• **TO DO**:
Retype the lines beneath this one, from the first through the line containing "1573,1576,1580,1585,1590,1595,1600];". Pictures are left out.

• **DATA SHOWN**:
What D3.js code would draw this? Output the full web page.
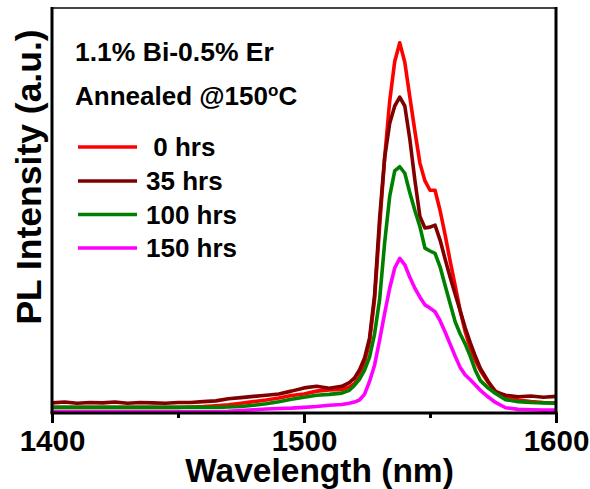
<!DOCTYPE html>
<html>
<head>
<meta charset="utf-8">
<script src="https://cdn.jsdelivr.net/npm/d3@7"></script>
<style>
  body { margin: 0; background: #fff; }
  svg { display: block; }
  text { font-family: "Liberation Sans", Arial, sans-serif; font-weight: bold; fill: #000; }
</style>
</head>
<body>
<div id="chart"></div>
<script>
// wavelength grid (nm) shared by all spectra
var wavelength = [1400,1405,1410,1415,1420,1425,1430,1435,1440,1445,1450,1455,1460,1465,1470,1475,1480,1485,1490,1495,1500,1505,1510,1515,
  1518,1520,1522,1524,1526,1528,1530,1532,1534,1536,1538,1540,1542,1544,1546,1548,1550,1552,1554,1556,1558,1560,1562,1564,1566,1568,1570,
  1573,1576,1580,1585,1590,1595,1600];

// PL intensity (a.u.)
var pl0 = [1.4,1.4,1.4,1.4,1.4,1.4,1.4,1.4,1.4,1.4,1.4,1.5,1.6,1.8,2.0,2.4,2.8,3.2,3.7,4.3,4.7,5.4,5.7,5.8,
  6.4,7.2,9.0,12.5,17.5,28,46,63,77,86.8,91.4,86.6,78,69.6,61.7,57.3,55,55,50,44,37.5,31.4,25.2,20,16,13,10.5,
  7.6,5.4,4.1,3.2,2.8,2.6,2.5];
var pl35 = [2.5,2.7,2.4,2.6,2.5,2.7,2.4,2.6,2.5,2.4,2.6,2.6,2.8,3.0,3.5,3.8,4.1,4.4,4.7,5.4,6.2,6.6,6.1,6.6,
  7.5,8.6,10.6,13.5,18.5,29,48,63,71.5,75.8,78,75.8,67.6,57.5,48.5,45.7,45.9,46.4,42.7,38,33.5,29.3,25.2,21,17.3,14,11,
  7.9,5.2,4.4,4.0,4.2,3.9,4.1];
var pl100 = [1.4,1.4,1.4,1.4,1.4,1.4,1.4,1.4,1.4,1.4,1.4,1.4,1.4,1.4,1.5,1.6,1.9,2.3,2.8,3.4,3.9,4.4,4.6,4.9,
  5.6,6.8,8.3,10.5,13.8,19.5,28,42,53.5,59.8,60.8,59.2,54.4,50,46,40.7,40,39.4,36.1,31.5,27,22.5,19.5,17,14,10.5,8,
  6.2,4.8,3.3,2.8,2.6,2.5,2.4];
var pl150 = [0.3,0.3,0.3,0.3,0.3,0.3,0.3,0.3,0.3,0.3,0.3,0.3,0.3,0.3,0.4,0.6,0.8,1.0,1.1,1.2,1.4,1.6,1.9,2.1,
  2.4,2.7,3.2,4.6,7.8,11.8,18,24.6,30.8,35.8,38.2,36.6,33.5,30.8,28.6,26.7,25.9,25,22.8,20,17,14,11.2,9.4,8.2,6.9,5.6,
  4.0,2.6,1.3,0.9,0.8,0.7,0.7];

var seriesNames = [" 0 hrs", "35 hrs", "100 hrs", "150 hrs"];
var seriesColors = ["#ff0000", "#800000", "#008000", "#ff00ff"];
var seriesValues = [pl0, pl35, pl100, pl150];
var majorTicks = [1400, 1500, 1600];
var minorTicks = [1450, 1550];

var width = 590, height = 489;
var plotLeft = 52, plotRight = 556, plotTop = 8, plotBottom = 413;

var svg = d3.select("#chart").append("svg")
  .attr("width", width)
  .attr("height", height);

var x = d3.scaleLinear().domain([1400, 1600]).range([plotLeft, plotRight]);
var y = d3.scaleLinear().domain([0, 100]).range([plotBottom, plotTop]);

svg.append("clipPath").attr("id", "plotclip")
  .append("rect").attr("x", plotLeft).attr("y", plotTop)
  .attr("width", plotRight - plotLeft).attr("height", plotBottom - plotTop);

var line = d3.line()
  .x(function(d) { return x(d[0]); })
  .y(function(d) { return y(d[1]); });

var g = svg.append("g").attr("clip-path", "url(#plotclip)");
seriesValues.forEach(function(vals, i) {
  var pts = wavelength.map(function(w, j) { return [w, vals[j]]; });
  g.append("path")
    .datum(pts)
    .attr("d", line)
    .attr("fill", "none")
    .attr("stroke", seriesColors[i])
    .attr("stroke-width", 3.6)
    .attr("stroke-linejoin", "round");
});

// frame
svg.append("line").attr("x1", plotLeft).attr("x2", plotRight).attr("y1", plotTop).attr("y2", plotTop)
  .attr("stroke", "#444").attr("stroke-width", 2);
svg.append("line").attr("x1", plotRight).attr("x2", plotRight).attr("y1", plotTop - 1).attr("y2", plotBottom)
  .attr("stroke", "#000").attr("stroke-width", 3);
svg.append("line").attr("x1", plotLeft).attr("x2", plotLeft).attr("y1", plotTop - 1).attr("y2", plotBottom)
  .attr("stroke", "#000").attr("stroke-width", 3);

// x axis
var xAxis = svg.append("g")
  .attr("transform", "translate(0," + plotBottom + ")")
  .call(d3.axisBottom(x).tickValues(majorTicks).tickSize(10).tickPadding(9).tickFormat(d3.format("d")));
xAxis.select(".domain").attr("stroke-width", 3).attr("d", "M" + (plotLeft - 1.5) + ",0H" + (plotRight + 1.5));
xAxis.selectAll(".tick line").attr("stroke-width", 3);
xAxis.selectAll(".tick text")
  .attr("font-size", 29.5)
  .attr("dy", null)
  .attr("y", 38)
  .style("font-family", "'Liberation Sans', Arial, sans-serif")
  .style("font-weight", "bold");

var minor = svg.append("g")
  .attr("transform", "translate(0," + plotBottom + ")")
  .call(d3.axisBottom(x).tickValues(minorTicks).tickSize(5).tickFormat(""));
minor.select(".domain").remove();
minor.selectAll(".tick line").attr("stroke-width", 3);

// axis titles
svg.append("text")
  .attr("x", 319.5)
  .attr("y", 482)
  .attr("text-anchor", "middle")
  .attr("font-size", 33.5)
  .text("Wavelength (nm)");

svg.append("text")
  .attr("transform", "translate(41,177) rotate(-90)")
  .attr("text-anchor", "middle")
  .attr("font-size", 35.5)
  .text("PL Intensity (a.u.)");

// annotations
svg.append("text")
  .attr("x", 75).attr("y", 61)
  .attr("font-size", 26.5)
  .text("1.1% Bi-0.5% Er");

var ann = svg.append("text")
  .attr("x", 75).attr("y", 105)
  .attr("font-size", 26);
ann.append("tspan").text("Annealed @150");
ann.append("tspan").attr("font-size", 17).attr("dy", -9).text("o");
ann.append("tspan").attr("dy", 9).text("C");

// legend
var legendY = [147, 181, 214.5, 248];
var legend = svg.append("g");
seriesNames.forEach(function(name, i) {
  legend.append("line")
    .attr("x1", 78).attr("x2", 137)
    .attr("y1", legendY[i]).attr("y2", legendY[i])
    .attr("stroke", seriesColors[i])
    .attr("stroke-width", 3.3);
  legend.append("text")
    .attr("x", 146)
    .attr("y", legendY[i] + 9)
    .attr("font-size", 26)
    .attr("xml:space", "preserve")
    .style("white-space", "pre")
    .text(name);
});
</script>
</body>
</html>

• **SOLVED PROBLEM**:
What D3.js code would draw this? Output the full web page.
<!DOCTYPE html>
<html>
<head>
<meta charset="utf-8">
<script src="https://cdn.jsdelivr.net/npm/d3@7"></script>
<style>
  body { margin: 0; background: #fff; }
  svg { display: block; }
  text { font-family: "Liberation Sans", Arial, sans-serif; font-weight: bold; fill: #000; }
</style>
</head>
<body>
<div id="chart"></div>
<script>
// wavelength grid (nm) shared by all spectra
var wavelength = [1400,1405,1410,1415,1420,1425,1430,1435,1440,1445,1450,1455,1460,1465,1470,1475,1480,1485,1490,1495,1500,1505,1510,1515,
  1518,1520,1522,1524,1526,1528,1530,1532,1534,1536,1538,1540,1542,1544,1546,1548,1550,1552,1554,1556,1558,1560,1562,1564,1566,1568,1570,
  1573,1576,1580,1585,1590,1595,1600];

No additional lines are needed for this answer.